__OBJECTIVE__
Nothing but the lines from the top of the data to the line holding "const yTicks = [-40, -20, 0, 20, 40, 60, 80, 100];" should be printed, word for word and both ends included; leave the pictures out.

__SOURCE MATERIAL__
————————
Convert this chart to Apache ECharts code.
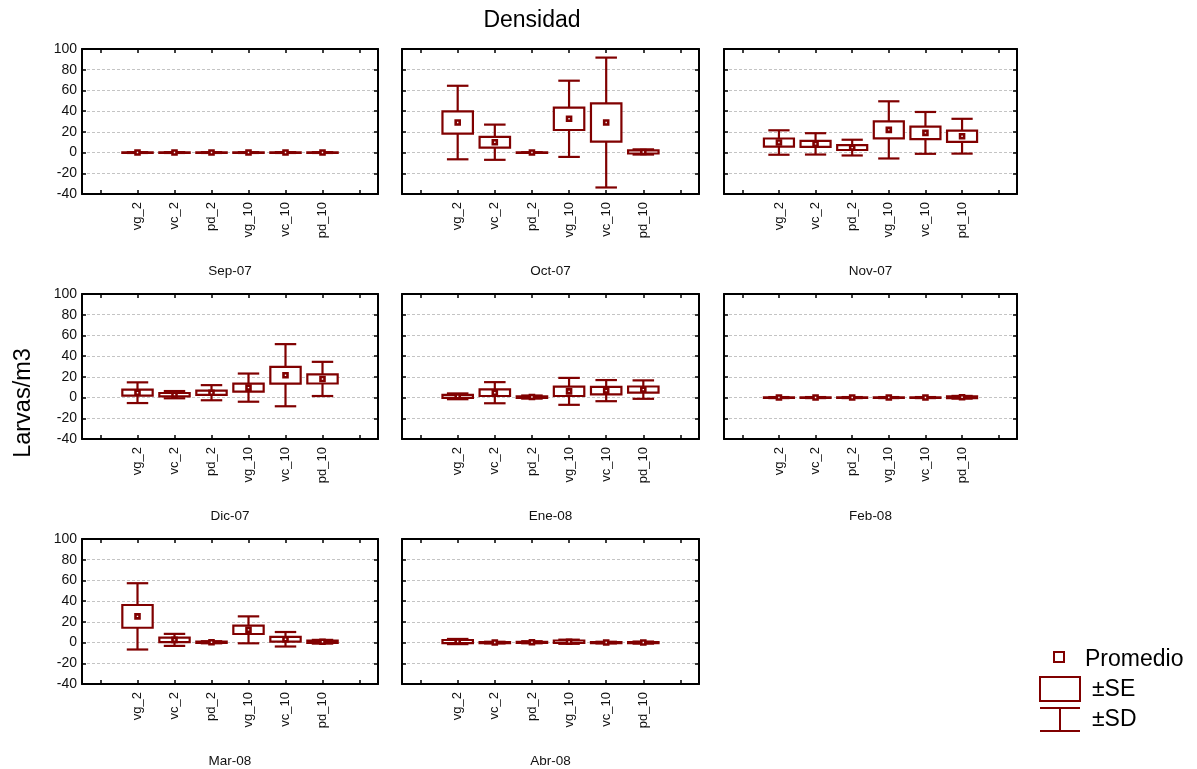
<!DOCTYPE html>
<html>
<head>
<meta charset="utf-8">
<script src="https://cdn.jsdelivr.net/npm/echarts@6/dist/echarts.min.js"></script>
<style>html,body{margin:0;padding:0;background:#fff}#c{width:1197px;height:769px}</style>
</head>
<body>
<div id="c"></div>
<script>
// ---- data ----
const categories = ['vg_2', 'vc_2', 'pd_2', 'vg_10', 'vc_10', 'pd_10'];
const months = ['Sep-07', 'Oct-07', 'Nov-07', 'Dic-07', 'Ene-08', 'Feb-08', 'Mar-08', 'Abr-08'];
const yTicks = [-40, -20, 0, 20, 40, 60, 80, 100];

// mean (Promedio), standard error (±SE), standard deviation (±SD) per month
const meanSep07 = [0, 0, 0, 0, 0, 0];
const seSep07   = [0.2, 0.2, 0.2, 0.2, 0.2, 0.2];
const sdSep07   = [0.4, 0.4, 0.4, 0.4, 0.4, 0.4];

const meanOct07 = [29, 10, 0, 32.6, 29, 0.6];
const seOct07   = [10.8, 5.2, 0.2, 10.8, 18.5, 1.5];
const sdOct07   = [35.5, 17, 0.3, 36.8, 62.7, 2.5];

const meanNov07 = [9.7, 8.4, 4.8, 21.9, 19, 15.8];
const seNov07   = [3.9, 2.9, 2.3, 8.2, 6.1, 5.4];
const sdNov07   = [11.8, 10.3, 7.6, 27.6, 20.2, 16.8];

const meanDic07 = [4.7, 2.8, 4.7, 9.6, 21.6, 18];
const seDic07   = [2.9, 1.6, 2.1, 3.9, 8.1, 4.4];
const sdDic07   = [10, 3.5, 7.3, 13.6, 30, 16.5];

const meanEne08 = [1.2, 4.7, 0.5, 6, 6.7, 7.7];
const seEne08   = [1.5, 3.2, 0.8, 4.5, 3.6, 3];
const sdEne08   = [2.8, 10.2, 1.5, 13, 10.2, 8.9];

const meanFeb08 = [0, 0, 0, 0, 0, 0.3];
const seFeb08   = [0.3, 0.3, 0.3, 0.3, 0.3, 0.8];
const sdFeb08   = [0.5, 0.5, 0.5, 0.5, 0.5, 1.3];

const meanMar08 = [25.3, 2.6, 0.3, 12.3, 3.2, 0.8];
const seMar08   = [11, 2.1, 0.6, 4, 2.3, 1];
const sdMar08   = [32, 5.8, 1, 13, 7, 1.8];

const meanAbr08 = [1, 0, 0.3, 0.8, 0, 0];
const seAbr08   = [1.5, 0.5, 0.5, 1.2, 0.5, 0.5];
const sdAbr08   = [2.5, 0.8, 1, 2, 0.8, 1];

const means = [meanSep07, meanOct07, meanNov07, meanDic07, meanEne08, meanFeb08, meanMar08, meanAbr08];
const ses   = [seSep07, seOct07, seNov07, seDic07, seEne08, seFeb08, seMar08, seAbr08];
const sds   = [sdSep07, sdOct07, sdNov07, sdDic07, sdEne08, sdFeb08, sdMar08, sdAbr08];

// ---- layout / style ----
const COLOR = '#800000';
const FONT = 'Liberation Sans, Arial, sans-serif';
const colLeft = [82, 402, 724];
const colWidth = [296, 297, 293];
const rowTop = [49, 294, 539];
const rowHeight = 145;
const axisCats = [''].concat(categories, ['']);

function renderItem(params, api) {
  const x = api.value(0), m = api.value(1), se = api.value(2), sd = api.value(3);
  const band = api.size([1, 0])[0];
  const c = api.coord([x, m]);
  const seHi = api.coord([x, m + se])[1], seLo = api.coord([x, m - se])[1];
  const sdHi = api.coord([x, m + sd])[1], sdLo = api.coord([x, m - sd])[1];
  const bw = band * 0.82, cw = band * 0.58, ms = 4;
  const st = { stroke: COLOR, lineWidth: 2.2, fill: 'transparent' };
  const cx = c[0];
  return {
    type: 'group',
    children: [
      { type: 'line', shape: { x1: cx, y1: sdHi, x2: cx, y2: sdLo }, style: st },
      { type: 'line', shape: { x1: cx - cw / 2, y1: sdHi, x2: cx + cw / 2, y2: sdHi }, style: st },
      { type: 'line', shape: { x1: cx - cw / 2, y1: sdLo, x2: cx + cw / 2, y2: sdLo }, style: st },
      { type: 'rect', shape: { x: cx - bw / 2, y: seHi, width: bw, height: Math.max(seLo - seHi, 0.5) },
        style: { stroke: COLOR, lineWidth: 2.2, fill: '#fff' } },
      { type: 'rect', shape: { x: cx - ms / 2, y: c[1] - ms / 2, width: ms, height: ms },
        style: { stroke: COLOR, lineWidth: 2.6, fill: '#fff' } }
    ]
  };
}

const grids = [], xAxes = [], yAxes = [], series = [];
months.forEach(function (mo, i) {
  const col = i % 3, row = Math.floor(i / 3);
  grids.push({ left: colLeft[col], top: rowTop[row], width: colWidth[col], height: rowHeight });
  const lineStyle = { color: '#000', width: 2 };
  const tick = { show: true, inside: true, alignWithLabel: true, interval: 0, length: 4, lineStyle: { color: '#000', width: 1.5 } };
  xAxes.push({
    type: 'category', gridIndex: i, data: axisCats, position: 'bottom',
    axisLine: { onZero: false, lineStyle: lineStyle },
    axisTick: tick,
    axisLabel: { rotate: 90, interval: 0, margin: 8, fontSize: 13, color: '#111', fontFamily: FONT },
    name: mo, nameLocation: 'middle', nameGap: 70,
    nameTextStyle: { fontSize: 13.5, color: '#111', fontFamily: FONT }
  });
  xAxes.push({
    type: 'category', gridIndex: i, data: axisCats, position: 'top',
    axisLine: { onZero: false, lineStyle: lineStyle },
    axisTick: tick,
    axisLabel: { show: false }
  });
  yAxes.push({
    type: 'value', gridIndex: i, min: -40, max: 100, interval: 20, position: 'left',
    axisLine: { show: true, onZero: false, lineStyle: lineStyle },
    axisTick: { show: true, inside: true, length: 4, lineStyle: { color: '#000', width: 1.5 } },
    axisLabel: { show: col === 0, margin: 5, fontSize: 14, color: '#111', fontFamily: FONT },
    splitLine: { show: true, lineStyle: { color: '#c4c4c4', type: [3, 2], width: 1 } }
  });
  yAxes.push({
    type: 'value', gridIndex: i, min: -40, max: 100, interval: 20, position: 'right',
    axisLine: { show: true, onZero: false, lineStyle: lineStyle },
    axisTick: { show: true, inside: true, length: 4, lineStyle: { color: '#000', width: 1.5 } },
    axisLabel: { show: false }, splitLine: { show: false }
  });
  const data = categories.map(function (c, k) { return [k + 1, means[i][k], ses[i][k], sds[i][k]]; });
  series.push({
    type: 'custom', name: mo, xAxisIndex: 2 * i, yAxisIndex: 2 * i,
    renderItem: renderItem, data: data, z: 5, silent: true,
    encode: { x: 0, y: [1] }
  });
});

const chart = echarts.init(document.getElementById('c'), null, { renderer: 'canvas' });
chart.setOption({
  backgroundColor: '#fff',
  animation: false,
  grid: grids, xAxis: xAxes, yAxis: yAxes, series: series,
  graphic: [
    { type: 'text', x: 532, y: 21, style: { text: 'Densidad', fontSize: 23, fill: '#000', fontFamily: FONT, align: 'center', verticalAlign: 'middle' } },
    { type: 'text', x: 24, y: 403, rotation: Math.PI / 2, style: { text: 'Larvas/m3', fontSize: 23.5, fill: '#000', fontFamily: FONT, align: 'center', verticalAlign: 'middle' } },
    // legend
    { type: 'rect', shape: { x: 1054, y: 652, width: 10, height: 10 }, style: { stroke: COLOR, lineWidth: 2, fill: '#fff' } },
    { type: 'text', x: 1085, y: 660, style: { text: 'Promedio', fontSize: 23, fill: '#000', fontFamily: FONT, verticalAlign: 'middle' } },
    { type: 'rect', shape: { x: 1040, y: 677, width: 40, height: 24 }, style: { stroke: COLOR, lineWidth: 2, fill: '#fff' } },
    { type: 'text', x: 1092, y: 690, style: { text: '±SE', fontSize: 23, fill: '#000', fontFamily: FONT, verticalAlign: 'middle' } },
    { type: 'line', shape: { x1: 1040, y1: 708, x2: 1080, y2: 708 }, style: { stroke: COLOR, lineWidth: 2 } },
    { type: 'line', shape: { x1: 1060, y1: 708, x2: 1060, y2: 731 }, style: { stroke: COLOR, lineWidth: 2 } },
    { type: 'line', shape: { x1: 1040, y1: 731, x2: 1080, y2: 731 }, style: { stroke: COLOR, lineWidth: 2 } },
    { type: 'text', x: 1092, y: 720, style: { text: '±SD', fontSize: 23, fill: '#000', fontFamily: FONT, verticalAlign: 'middle' } }
  ]
});
</script>
</body>
</html>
————————
__RESPONSE TO THE EXERCISE__
Convert this chart to Apache ECharts code.
<!DOCTYPE html>
<html>
<head>
<meta charset="utf-8">
<script src="https://cdn.jsdelivr.net/npm/echarts@6/dist/echarts.min.js"></script>
<style>html,body{margin:0;padding:0;background:#fff}#c{width:1197px;height:769px}</style>
</head>
<body>
<div id="c"></div>
<script>
// ---- data ----
const categories = ['vg_2', 'vc_2', 'pd_2', 'vg_10', 'vc_10', 'pd_10'];
const months = ['Sep-07', 'Oct-07', 'Nov-07', 'Dic-07', 'Ene-08', 'Feb-08', 'Mar-08', 'Abr-08'];
const yTicks = [-40, -20, 0, 20, 40, 60, 80, 100];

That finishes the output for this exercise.